Paper BI+AS+NS+SS-WeA3
Strategies for Studying the Surface Chemistry of Engineered Nanoparticles with SIMS

Wednesday, November 2, 2011, 2:40 pm, Room 108

The environmental toxicity of engineered nanoparticles (ENPs) is of increasing importance as these materials become more widely used in manufacturing processes and consumer products. Nanoparticles have extremely high surface-to-volume ratios, which makes the surfaces more critical than their corresponding bulk materials in terms of reactivity, aggregation, and toxicity to various life forms. Therefore, it is critical that we develop methods to distinguish small chemical changes on nanoparticle surfaces in order to understand how these materials will interact outside of controlled laboratories. Conventional approaches of nanoparticle characterization have focused on high resolution morphological imaging (TEM, SEM) and physical property measurements such as surface charge. However, chemical information is generally only inferred from these materials with most current methods. If it is possible to obtain both elemental and molecular information from ENP surfaces, we may be able to determine the eventual fate of ENPs in the environment.

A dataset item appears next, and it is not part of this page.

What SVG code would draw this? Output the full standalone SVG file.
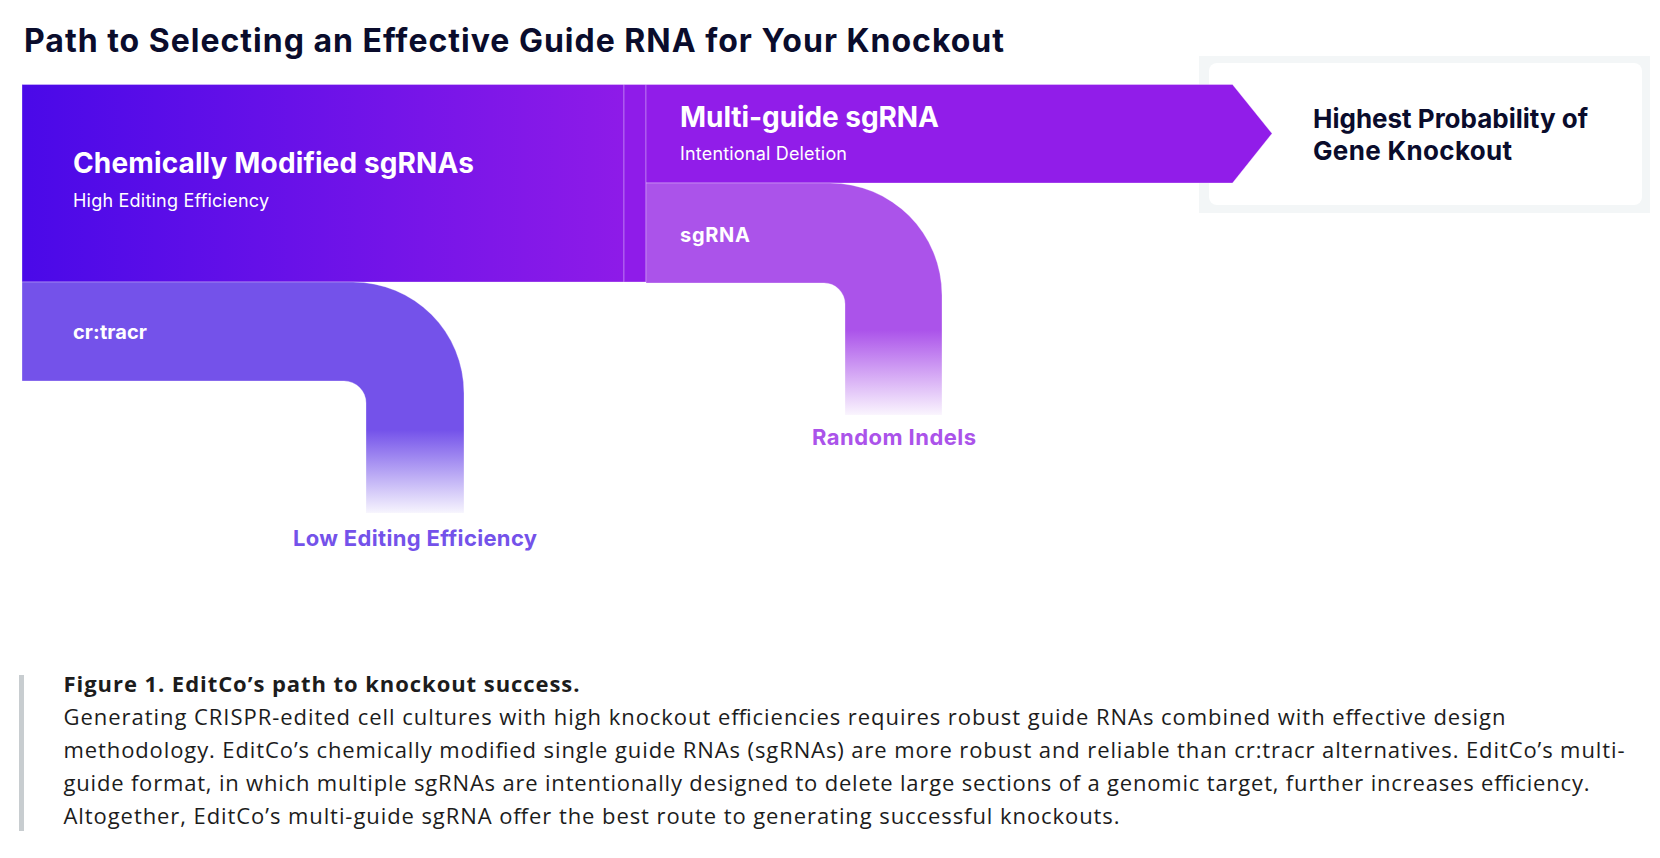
<svg xmlns="http://www.w3.org/2000/svg" width="1660" height="858" viewBox="0 0 1660 858">
  <style>
    .ui { font-family: Inter, "Liberation Sans", "DejaVu Sans", sans-serif; }
    .head { font-weight: 700; fill: #ffffff; font-size: 28px; }
    .sub { font-weight: 400; fill: #ffffff; font-size: 18px; }
    .tag { font-weight: 700; fill: #ffffff; font-size: 20px; }
    .out { font-weight: 700; font-size: 22px; }
    .goal { font-weight: 700; font-size: 26px; fill: #0a0c2c; }
    .dark { fill: #0a0c2c; }
    .cap { font-family: "Open Sans", "Noto Sans", "DejaVu Sans", sans-serif; font-size: 22px; fill: #1c1c1c; }
    .edge { stroke: #ffffff; stroke-opacity: 0.3; stroke-width: 1; }
  </style>
  <defs>
    <linearGradient id="gChem" x1="22" y1="0" x2="624" y2="0" gradientUnits="userSpaceOnUse">
      <stop offset="0" stop-color="#4a09e8"/>
      <stop offset="1" stop-color="#8e1be8"/>
    </linearGradient>
    <linearGradient id="gCr" x1="0" y1="430" x2="0" y2="513" gradientUnits="userSpaceOnUse">
      <stop offset="0" stop-color="#7452ea" stop-opacity="1"/>
      <stop offset="1" stop-color="#7452ea" stop-opacity="0.06"/>
    </linearGradient>
    <linearGradient id="gSg" x1="0" y1="330" x2="0" y2="415" gradientUnits="userSpaceOnUse">
      <stop offset="0" stop-color="#ab53ea" stop-opacity="1"/>
      <stop offset="1" stop-color="#ab53ea" stop-opacity="0.06"/>
    </linearGradient>
  </defs>

  <rect x="0" y="0" width="1660" height="858" fill="#ffffff"/>

  <g id="title">
    <text class="ui dark" x="24" y="52" font-size="32" font-weight="700" textLength="980">Path to Selecting an Effective Guide RNA for Your Knockout</text>
  </g>

  <g id="node-outcome">
    <rect x="1199" y="56" width="451" height="157" fill="#f3f6f7"/>
    <rect x="1209" y="63" width="433" height="142" rx="8" fill="#ffffff"/>
    <text class="ui goal" x="1313" y="128" textLength="275">Highest Probability of</text>
    <text class="ui goal" x="1313" y="160" textLength="199">Gene Knockout</text>
  </g>

  <g id="node-chemically-modified">
    <rect class="edge" x="22" y="84.5" width="602" height="197.5" fill="url(#gChem)"/>
    <rect class="edge" x="624" y="84.5" width="22" height="197.5" fill="#8f1ce9"/>
    <text class="ui head" x="73" y="173" textLength="401">Chemically Modified sgRNAs</text>
    <text class="ui sub" x="73" y="207" textLength="196">High Editing Efficiency</text>
  </g>

  <g id="node-multi-guide">
    <path class="edge" d="M646,84.5 H1232.5 L1272,133.5 L1232.5,183 H646 Z" fill="#911de9"/>
    <text class="ui head" x="680" y="127" textLength="259">Multi-guide sgRNA</text>
    <text class="ui sub" x="680" y="160" textLength="167">Intentional Deletion</text>
  </g>

  <g id="node-sgrna">
    <path class="edge" d="M646,183 H830 A112,112 0 0 1 942,295 V415 H845 V304 A21,21 0 0 0 824,283 H646 Z" fill="url(#gSg)"/>
    <text class="ui tag" x="680" y="242" textLength="70">sgRNA</text>
  </g>

  <g id="node-crtracr">
    <path class="edge" d="M22,282 H353 A111,111 0 0 1 464,393 V513 H366 V403 A22,22 0 0 0 344,381 H22 Z" fill="url(#gCr)"/>
    <text class="ui tag" x="73" y="339" textLength="74">cr:tracr</text>
  </g>

  <g id="node-low-efficiency">
    <text class="ui out" x="293" y="546" fill="#7452ea" textLength="244">Low Editing Efficiency</text>
  </g>

  <g id="node-random-indels">
    <text class="ui out" x="812" y="445" fill="#ab53ea" textLength="164">Random Indels</text>
  </g>

  <g id="connectors"></g>

  <g id="caption">
    <rect x="19" y="675" width="5" height="156" fill="#c8cdd0"/>
    <text class="cap" x="63.5" y="692" font-weight="700" textLength="516">Figure 1. EditCo’s path to knockout success.</text>
    <text class="cap" x="63.5" y="725" textLength="1442">Generating CRISPR-edited cell cultures with high knockout efficiencies requires robust guide RNAs combined with effective design</text>
    <text class="cap" x="63.5" y="758" textLength="1561">methodology. EditCo’s chemically modified single guide RNAs (sgRNAs) are more robust and reliable than cr:tracr alternatives. EditCo’s multi-</text>
    <text class="cap" x="63.5" y="791" textLength="1526">guide format, in which multiple sgRNAs are intentionally designed to delete large sections of a genomic target, further increases efficiency.</text>
    <text class="cap" x="63.5" y="824" textLength="1056">Altogether, EditCo’s multi-guide sgRNA offer the best route to generating successful knockouts.</text>
  </g>
</svg>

We have developed a comprehensive approach for studying the surface chemistry of ENPs, including 1) preparation of ENPs to controllably study desired variables, 2) development of methods such as time-of-flight secondary ion mass spectrometry (ToF-SIMS) and environmental scanning electron microscopy (ESEM) to probe small changes in ENP surface chemistry and/or aggregation, and 3) development of methods to improve the speed and reproducibility of ENP aggregation for batch studies. These approaches will be utilized as the basis of future toxicity studies of selected ecosystems.